If we can't taste, touch, see, smell or hear God, nor can any of our instruments detect him or even hope to detect him then why exactly should we pay attention to him in the first place? If this God has no noticeable effect on our universe what's the point in even positing him? Let alone devoting our entire lives to him in some vain hope he'll make us all floaty and ethereal?
Dinesh also attacks the multiverse theory, well, as soon as people start being completely convinced that the multiverse exists, so much so that they go around trying to convince other people that it exists without any evidence that our measly 5 senses can analyze then he may have a case. Until then the idea of a multiverse is just that, an idea, a possibility that a few physicists entertain.

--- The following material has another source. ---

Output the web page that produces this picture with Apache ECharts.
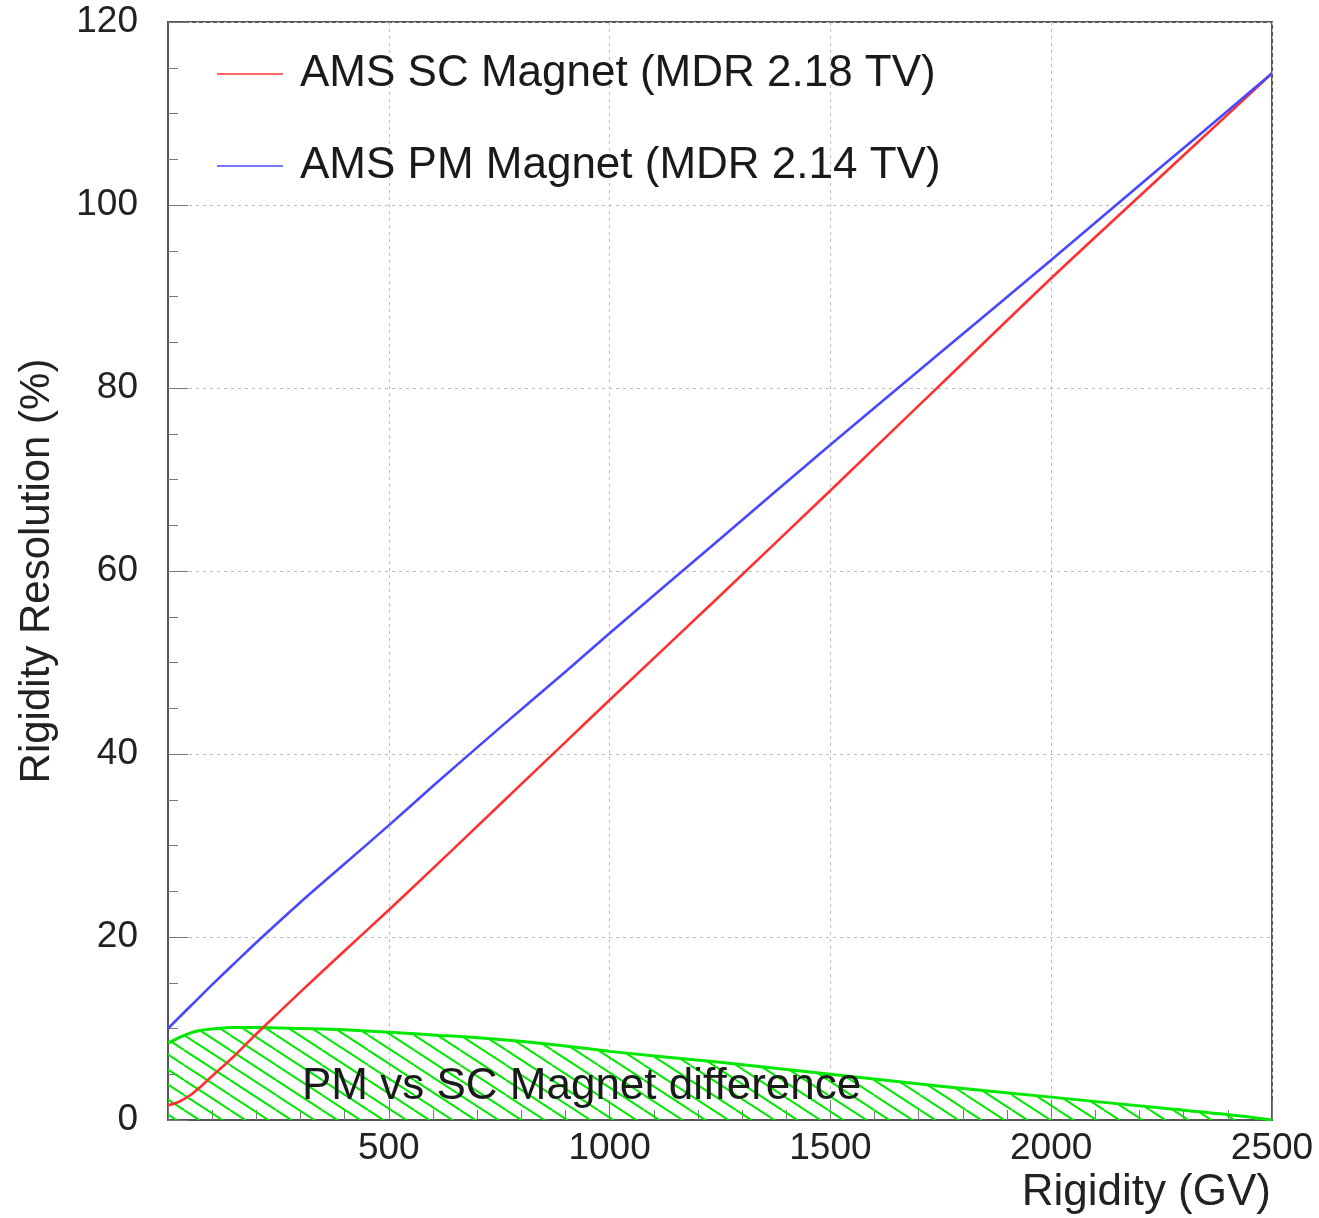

On the other hand billions of people around the world believe TO BE ABSOLUTE FACT a different theory for which there is equally little evidence (probably less). Yet Dinesh actually rips into the multiverse theory in an attempt to make his own position look stronger? Laughable.
4. Daniel Dennett Debates Dinesh D'Souza
Comment #93103 by Atlas on December 2, 2007 at 7:50 am
I don't think Denett's strength is in debate, like Hitchens or Harris. To be a good debater you have to get as much in the time alotted, Dennet simply speaks too slow.
5. Daniel Dennett Debates Dinesh D'Souza
Comment #92934 by Atlas on December 1, 2007 at 7:31 pm
Of course we should try to find out why the laws of physics are the way they are, but to start from the assumption that they're the way they are for some big reason is wrong in my opinion, we shouldn't focus entirely on looking for reason when there maybe none.
It's like asking "why was the universe created in the first place?", we can attempt to find out the sequence of events that lead up to the creation of the universe but is asking that question the correct one for science? Religions often start with the assumption that everything has some deep rooted meaning to it's existance and go from there, and that simply doesn't have to be the case.
What I stated was the Anthropic principal, which is a good argument against the "divine engineer twiddling his knobs" theory. It doesn't disprove there is one, but it's a good reason for why there doesn't have to be one.
6. Daniel Dennett Debates Dinesh D'Souza
Comment #92920 by Atlas on December 1, 2007 at 6:42 pm
Also when Dinesh goes on about Pascal's wager, dear me, he says that neither he, nor dennet can understand God because he lies out of our frame of reference then he goes on to claim he knows the mind of God, who's to say God will punish those who disbelieve in him, how the hell does he know?
7. Daniel Dennett Debates Dinesh D'Souza
Comment #92916 by Atlas on December 1, 2007 at 6:28 pm
It's not really a valid question. For example what if the universal laws were different? Humans and life in general can only exist because of the universal laws, but if the universal laws were different then there'd probably be phenomana equally as complex as life, just different. We're a product of the universe, it's no good to take the stance that the universe was tweaked to fit us in. It's like asking why the animal was designed around the working heart, he's approaching it from the wrong direction.
8. Daniel Dennett Debates Dinesh D'Souza
Comment #92910 by Atlas on December 1, 2007 at 6:16 pm
Wow, I like how Dinesh uses that reduction to Hitler, and also how he brings up the old red herring "Mao, Stalin and Pol Pot were atheists therefore Atheism is evil". Not impressed at all.
And that "fine tuned" rant is ridiculous, Richard challanged this in "The God Delusion", if the universe wasn't in a state where we could exist then we wouldn't exist to debate it or think about how the universe is fine tuned.